By teaching the core subjects and lessons of physics, you can get a pretty good understanding of the world, how it works, and how to derive equations to explain it.

As for it not being able to learn enough to do anything real. I beg to differ, like all fields you tend to learn the most in 'the field'. Most physicists learn by doing just like any other field. Take for instance engineering, there are some exceptions but most of the engineers I have known in my life have really only become fully viewed as engineers once they had some years of experience under their belts... Same thing goes for comp sci, and same goes for physics.
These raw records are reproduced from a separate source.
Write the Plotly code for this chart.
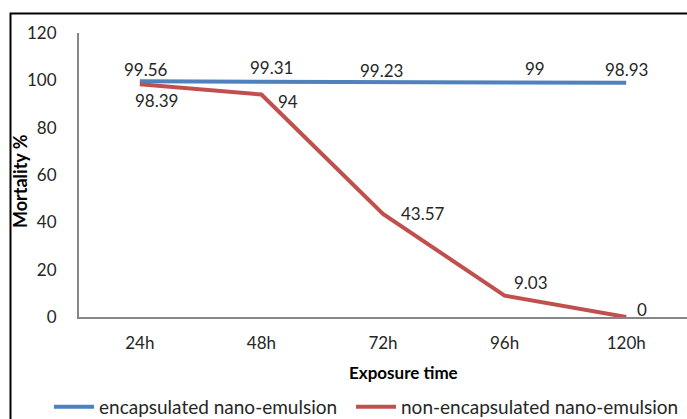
import plotly.graph_objects as go

categories = ["24h", "48h", "72h", "96h", "120h"]
encapsulated = [99.56, 99.31, 99.23, 99, 98.93]
non_encapsulated = [98.39, 94, 43.57, 9.03, 0]
y_ticks = [0, 20, 40, 60, 80, 100, 120]

BLUE = "#4F81BD"
RED = "#C0504D"
FONT = "Lato"
TXT = "#262626"

W, H = 687, 419
L, R, T, B = 79, 0, 33, 102
pw, ph = W - L - R, H - T - B

def px_x(p):
    return (p - L) / pw

def px_y(p):
    return (H - B - p) / ph

fig = go.Figure()
fig.add_trace(go.Scatter(x=categories, y=encapsulated, mode="lines",
                         name="encapsulated nano-emulsion", legend="legend",
                         line=dict(color=BLUE, width=4)))
fig.add_trace(go.Scatter(x=categories, y=non_encapsulated, mode="lines",
                         name="non-encapsulated nano-emulsion", legend="legend2",
                         line=dict(color=RED, width=4)))

# data label offsets (pixels) relative to each point
enc_shift = [(6, 12), (10, 14), (-2, 12), (30, 14), (0, 13)]
non_shift = [(17, -16), (27, -7), (40, 0), (26, 13), (16, 8)]
for cat, v, (dx, dy) in zip(categories, encapsulated, enc_shift):
    fig.add_annotation(x=cat, y=v, text=f"{v:g}", showarrow=False,
                       xshift=dx, yshift=dy, xanchor="center", yanchor="middle",
                       font=dict(family=FONT, size=17, color=TXT))
for cat, v, (dx, dy) in zip(categories, non_encapsulated, non_shift):
    fig.add_annotation(x=cat, y=v, text=f"{v:g}", showarrow=False,
                       xshift=dx, yshift=dy, xanchor="center", yanchor="middle",
                       font=dict(family=FONT, size=17, color=TXT))

fig.add_annotation(xref="paper", yref="paper", x=px_x(403), y=px_y(372),
                   xanchor="center", yanchor="middle",
                   text="<b>Exposure time</b>", showarrow=False,
                   font=dict(family=FONT, size=17, color="#000"))
fig.add_annotation(xref="paper", yref="paper", x=px_x(20), y=px_y(181),
                   xanchor="center", yanchor="middle",
                   text="<b>Mortality %</b>", showarrow=False, textangle=-90,
                   font=dict(family=FONT, size=18, color="#000"))

# outer frame
fig.add_shape(type="rect", xref="paper", yref="paper",
              x0=px_x(10.5), x1=px_x(700), y0=px_y(430), y1=px_y(13.5),
              line=dict(color="#000", width=2), fillcolor="rgba(0,0,0,0)")

legend_common = dict(orientation="h", xanchor="left", yanchor="middle",
                     y=px_y(407), font=dict(family=FONT, size=19, color=TXT),
                     bgcolor="rgba(0,0,0,0)", itemwidth=40)

fig.update_layout(
    width=W, height=H,
    margin=dict(l=L, r=R, t=T, b=B, autoexpand=False),
    paper_bgcolor="white", plot_bgcolor="white",
    font=dict(family=FONT, size=17, color=TXT),
    showlegend=True,
    legend=dict(x=px_x(49), **legend_common),
    legend2=dict(x=px_x(351), **legend_common),
    xaxis=dict(range=[-0.5, 4.5], showgrid=False, showline=True,
               linecolor="#868686", linewidth=2, ticks="",
               ticklabelstandoff=10,
               tickfont=dict(family=FONT, size=17, color=TXT),
               zeroline=False),
    yaxis=dict(range=[0, 120], tickvals=y_ticks, showgrid=False,
               showline=True, linecolor="#868686", linewidth=2,
               ticks="", ticklabelstandoff=17,
               tickfont=dict(family=FONT, size=17, color=TXT),
               zeroline=False),
)

fig.write_html("out.html")
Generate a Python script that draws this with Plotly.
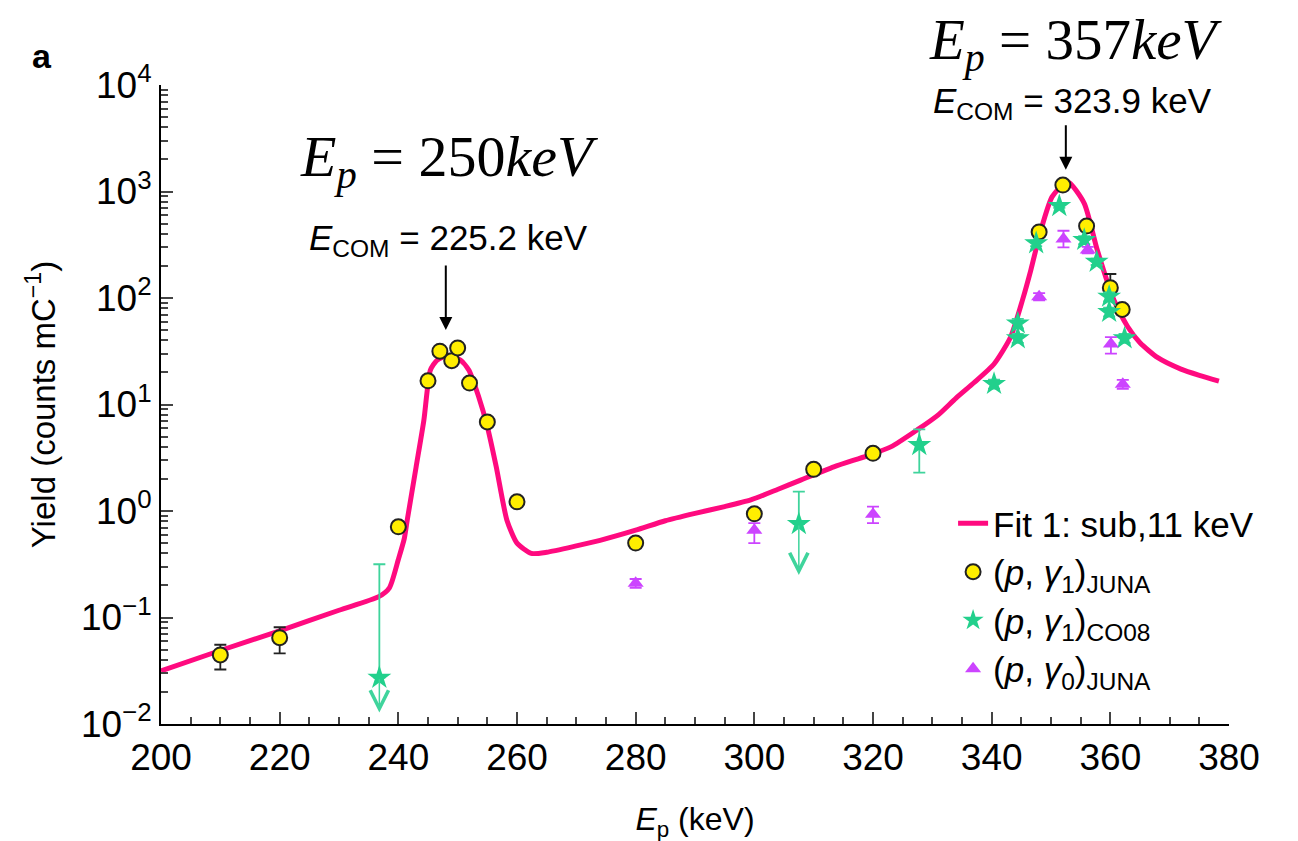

It's hard to explain because the field is viewed as an abstraction to those outside of it. The goal of understanding something new, discovering some new phenomenon, or better understanding an old one. But what that looks like in practice is years of working in a lab failing, trying things, taking results, tilting your head and going 'thats weird', and charting to colleagues about how to get something to work. Those who have done experimental physics, this is just experimentation and it makes sense, those who haven't, this probably sound simplistic and it is. Like your own fields, it's hard to really capture the depth of what experimentation looks like because even in physics it varies from sub field to sub field.

So it goes, sorry for the rambling from an experimental physicist

1 comments

Thanks for the thoughtful response. I think maybe my objection to MY curriculum was being handed a lot of mathematical tools which I didn't need, and so it was impossible for me to "slot them in" to my toolbox. Most named solutions to differential equations were just like...why? (e.g. Bessel functions, or Green's function or...). I think it's a failure of pedagogy - I personally think you should give students the problem before giving them the solution. But the physics curriculum seems to want to give you solutions first and then tell you how you can use them. My brain doesn't work that way; tools fulfill a need. It would be like teaching a carpenter all the ins and outs of every tool in the shop, without ever building anything. How is the student supposed to organize that knowledge? Alphabetically?

I suspect that, just like how algorithms rarely pop up in software practice, so too do these kinds of tools pop up in physics practice, and when they do you probably get that same happy jolt of "Hey I finally get to apply this knowledge!" And that happens about once every 2 years.